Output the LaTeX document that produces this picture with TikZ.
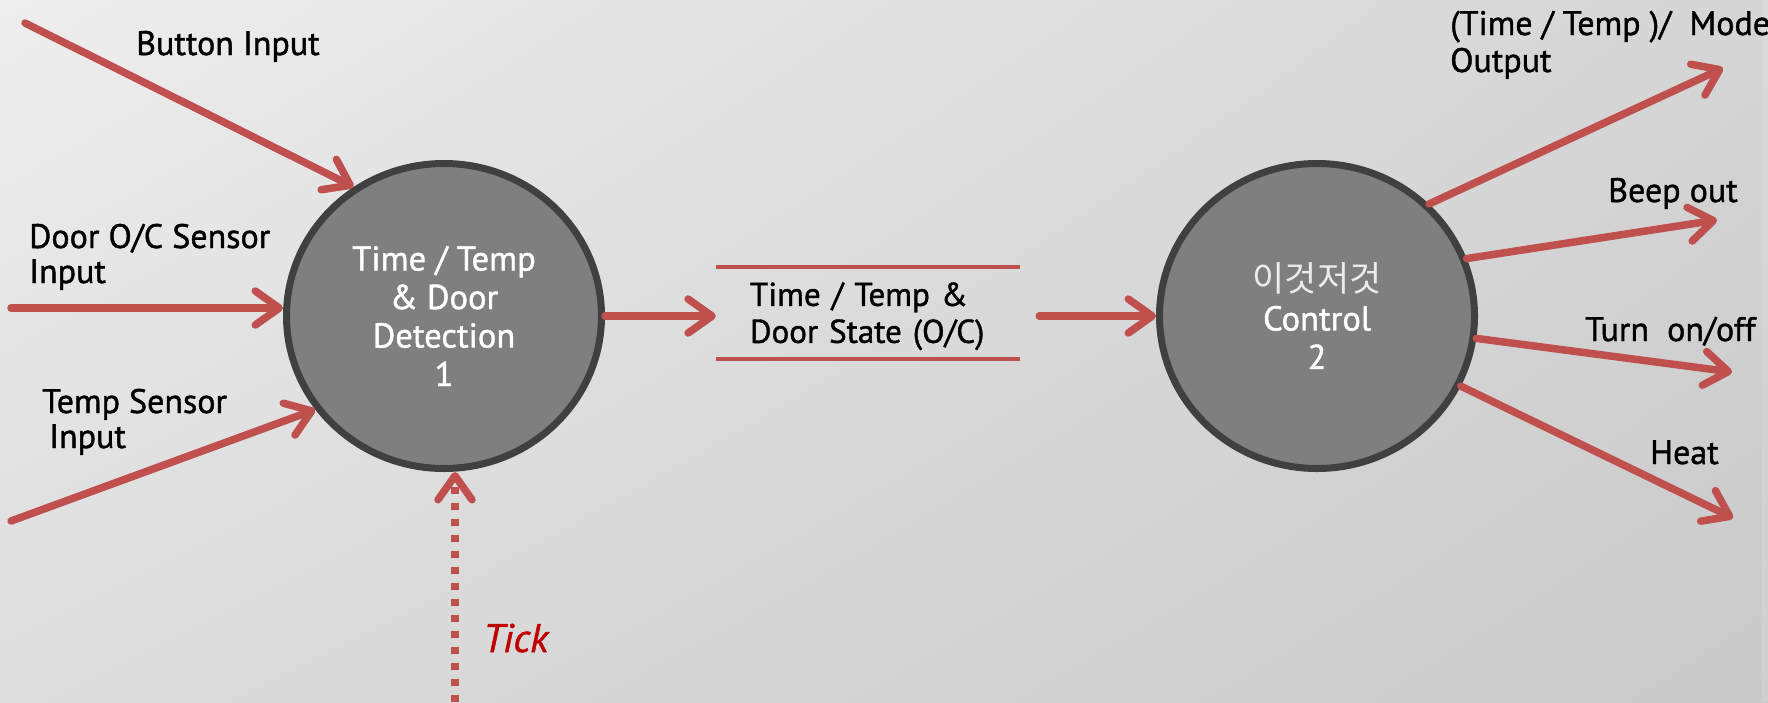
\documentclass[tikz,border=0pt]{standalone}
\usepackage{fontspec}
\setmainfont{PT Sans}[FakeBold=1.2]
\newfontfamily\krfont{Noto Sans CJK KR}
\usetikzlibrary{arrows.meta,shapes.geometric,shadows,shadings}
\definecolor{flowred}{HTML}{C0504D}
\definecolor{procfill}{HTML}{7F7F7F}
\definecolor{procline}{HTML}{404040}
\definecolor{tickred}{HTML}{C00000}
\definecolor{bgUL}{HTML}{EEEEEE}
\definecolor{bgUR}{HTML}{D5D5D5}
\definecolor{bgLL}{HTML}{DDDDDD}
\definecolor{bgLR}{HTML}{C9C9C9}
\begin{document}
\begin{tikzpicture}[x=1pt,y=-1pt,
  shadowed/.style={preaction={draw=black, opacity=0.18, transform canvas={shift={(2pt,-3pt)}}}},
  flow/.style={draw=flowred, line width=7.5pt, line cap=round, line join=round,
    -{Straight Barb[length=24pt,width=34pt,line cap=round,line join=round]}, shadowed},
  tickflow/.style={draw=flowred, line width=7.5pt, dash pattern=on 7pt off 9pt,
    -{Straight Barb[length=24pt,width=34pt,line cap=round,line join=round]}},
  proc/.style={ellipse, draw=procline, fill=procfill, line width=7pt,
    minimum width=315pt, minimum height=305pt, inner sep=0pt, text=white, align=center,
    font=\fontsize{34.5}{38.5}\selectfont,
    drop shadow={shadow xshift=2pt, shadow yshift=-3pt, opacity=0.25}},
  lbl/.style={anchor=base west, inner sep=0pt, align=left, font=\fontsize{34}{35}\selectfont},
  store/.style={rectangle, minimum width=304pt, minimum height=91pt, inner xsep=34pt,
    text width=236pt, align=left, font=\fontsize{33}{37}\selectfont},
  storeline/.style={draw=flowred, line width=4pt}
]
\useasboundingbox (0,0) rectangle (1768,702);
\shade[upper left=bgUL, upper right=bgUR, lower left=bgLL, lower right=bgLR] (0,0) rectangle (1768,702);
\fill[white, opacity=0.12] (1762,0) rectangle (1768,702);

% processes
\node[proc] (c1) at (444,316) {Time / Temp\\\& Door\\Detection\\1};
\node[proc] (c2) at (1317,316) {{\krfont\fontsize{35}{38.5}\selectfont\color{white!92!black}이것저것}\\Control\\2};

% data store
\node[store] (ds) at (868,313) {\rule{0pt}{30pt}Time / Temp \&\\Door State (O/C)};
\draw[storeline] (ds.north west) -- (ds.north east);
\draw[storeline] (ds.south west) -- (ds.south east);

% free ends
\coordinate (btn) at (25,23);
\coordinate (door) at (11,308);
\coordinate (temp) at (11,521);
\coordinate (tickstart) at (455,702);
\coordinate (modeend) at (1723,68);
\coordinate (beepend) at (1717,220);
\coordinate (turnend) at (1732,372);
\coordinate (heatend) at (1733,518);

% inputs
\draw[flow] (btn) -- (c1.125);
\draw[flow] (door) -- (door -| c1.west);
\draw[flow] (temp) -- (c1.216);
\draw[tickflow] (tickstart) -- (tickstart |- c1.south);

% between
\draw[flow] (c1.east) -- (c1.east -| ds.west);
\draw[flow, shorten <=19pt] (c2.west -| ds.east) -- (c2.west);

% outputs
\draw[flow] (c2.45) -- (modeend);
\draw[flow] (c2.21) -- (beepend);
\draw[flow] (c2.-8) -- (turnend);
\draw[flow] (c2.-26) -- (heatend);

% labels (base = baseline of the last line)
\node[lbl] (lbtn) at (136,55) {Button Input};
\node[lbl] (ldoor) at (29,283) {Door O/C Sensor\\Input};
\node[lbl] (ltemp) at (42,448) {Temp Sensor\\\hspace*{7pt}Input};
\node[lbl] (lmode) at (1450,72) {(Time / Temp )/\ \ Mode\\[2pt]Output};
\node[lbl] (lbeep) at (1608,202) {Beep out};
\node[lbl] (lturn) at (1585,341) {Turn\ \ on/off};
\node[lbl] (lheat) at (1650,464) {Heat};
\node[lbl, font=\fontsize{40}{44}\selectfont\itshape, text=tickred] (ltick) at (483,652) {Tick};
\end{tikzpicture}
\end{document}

WORK INSTRUCTIONS: Except for the pictures, reproduce every line exactly.

THE REPLY:
Output the LaTeX document that produces this picture with TikZ.
\documentclass[tikz,border=0pt]{standalone}
\usepackage{fontspec}
\setmainfont{PT Sans}[FakeBold=1.2]
\newfontfamily\krfont{Noto Sans CJK KR}
\usetikzlibrary{arrows.meta,shapes.geometric,shadows,shadings}
\definecolor{flowred}{HTML}{C0504D}
\definecolor{procfill}{HTML}{7F7F7F}
\definecolor{procline}{HTML}{404040}
\definecolor{tickred}{HTML}{C00000}
\definecolor{bgUL}{HTML}{EEEEEE}
\definecolor{bgUR}{HTML}{D5D5D5}
\definecolor{bgLL}{HTML}{DDDDDD}
\definecolor{bgLR}{HTML}{C9C9C9}
\begin{document}
\begin{tikzpicture}[x=1pt,y=-1pt,
  shadowed/.style={preaction={draw=black, opacity=0.18, transform canvas={shift={(2pt,-3pt)}}}},
  flow/.style={draw=flowred, line width=7.5pt, line cap=round, line join=round,
    -{Straight Barb[length=24pt,width=34pt,line cap=round,line join=round]}, shadowed},
  tickflow/.style={draw=flowred, line width=7.5pt, dash pattern=on 7pt off 9pt,
    -{Straight Barb[length=24pt,width=34pt,line cap=round,line join=round]}},
  proc/.style={ellipse, draw=procline, fill=procfill, line width=7pt,
    minimum width=315pt, minimum height=305pt, inner sep=0pt, text=white, align=center,
    font=\fontsize{34.5}{38.5}\selectfont,
    drop shadow={shadow xshift=2pt, shadow yshift=-3pt, opacity=0.25}},
  lbl/.style={anchor=base west, inner sep=0pt, align=left, font=\fontsize{34}{35}\selectfont},
  store/.style={rectangle, minimum width=304pt, minimum height=91pt, inner xsep=34pt,
    text width=236pt, align=left, font=\fontsize{33}{37}\selectfont},
  storeline/.style={draw=flowred, line width=4pt}
]
\useasboundingbox (0,0) rectangle (1768,702);
\shade[upper left=bgUL, upper right=bgUR, lower left=bgLL, lower right=bgLR] (0,0) rectangle (1768,702);
\fill[white, opacity=0.12] (1762,0) rectangle (1768,702);

% processes
\node[proc] (c1) at (444,316) {Time / Temp\\\& Door\\Detection\\1};
\node[proc] (c2) at (1317,316) {{\krfont\fontsize{35}{38.5}\selectfont\color{white!92!black}이것저것}\\Control\\2};

% data store
\node[store] (ds) at (868,313) {\rule{0pt}{30pt}Time / Temp \&\\Door State (O/C)};
\draw[storeline] (ds.north west) -- (ds.north east);
\draw[storeline] (ds.south west) -- (ds.south east);

% free ends
\coordinate (btn) at (25,23);
\coordinate (door) at (11,308);
\coordinate (temp) at (11,521);
\coordinate (tickstart) at (455,702);
\coordinate (modeend) at (1723,68);
\coordinate (beepend) at (1717,220);
\coordinate (turnend) at (1732,372);
\coordinate (heatend) at (1733,518);

% inputs
\draw[flow] (btn) -- (c1.125);
\draw[flow] (door) -- (door -| c1.west);
\draw[flow] (temp) -- (c1.216);
\draw[tickflow] (tickstart) -- (tickstart |- c1.south);

% between
\draw[flow] (c1.east) -- (c1.east -| ds.west);
\draw[flow, shorten <=19pt] (c2.west -| ds.east) -- (c2.west);

% outputs
\draw[flow] (c2.45) -- (modeend);
\draw[flow] (c2.21) -- (beepend);
\draw[flow] (c2.-8) -- (turnend);
\draw[flow] (c2.-26) -- (heatend);

% labels (base = baseline of the last line)
\node[lbl] (lbtn) at (136,55) {Button Input};
\node[lbl] (ldoor) at (29,283) {Door O/C Sensor\\Input};
\node[lbl] (ltemp) at (42,448) {Temp Sensor\\\hspace*{7pt}Input};
\node[lbl] (lmode) at (1450,72) {(Time / Temp )/\ \ Mode\\[2pt]Output};
\node[lbl] (lbeep) at (1608,202) {Beep out};
\node[lbl] (lturn) at (1585,341) {Turn\ \ on/off};
\node[lbl] (lheat) at (1650,464) {Heat};
\node[lbl, font=\fontsize{40}{44}\selectfont\itshape, text=tickred] (ltick) at (483,652) {Tick};
\end{tikzpicture}
\end{document}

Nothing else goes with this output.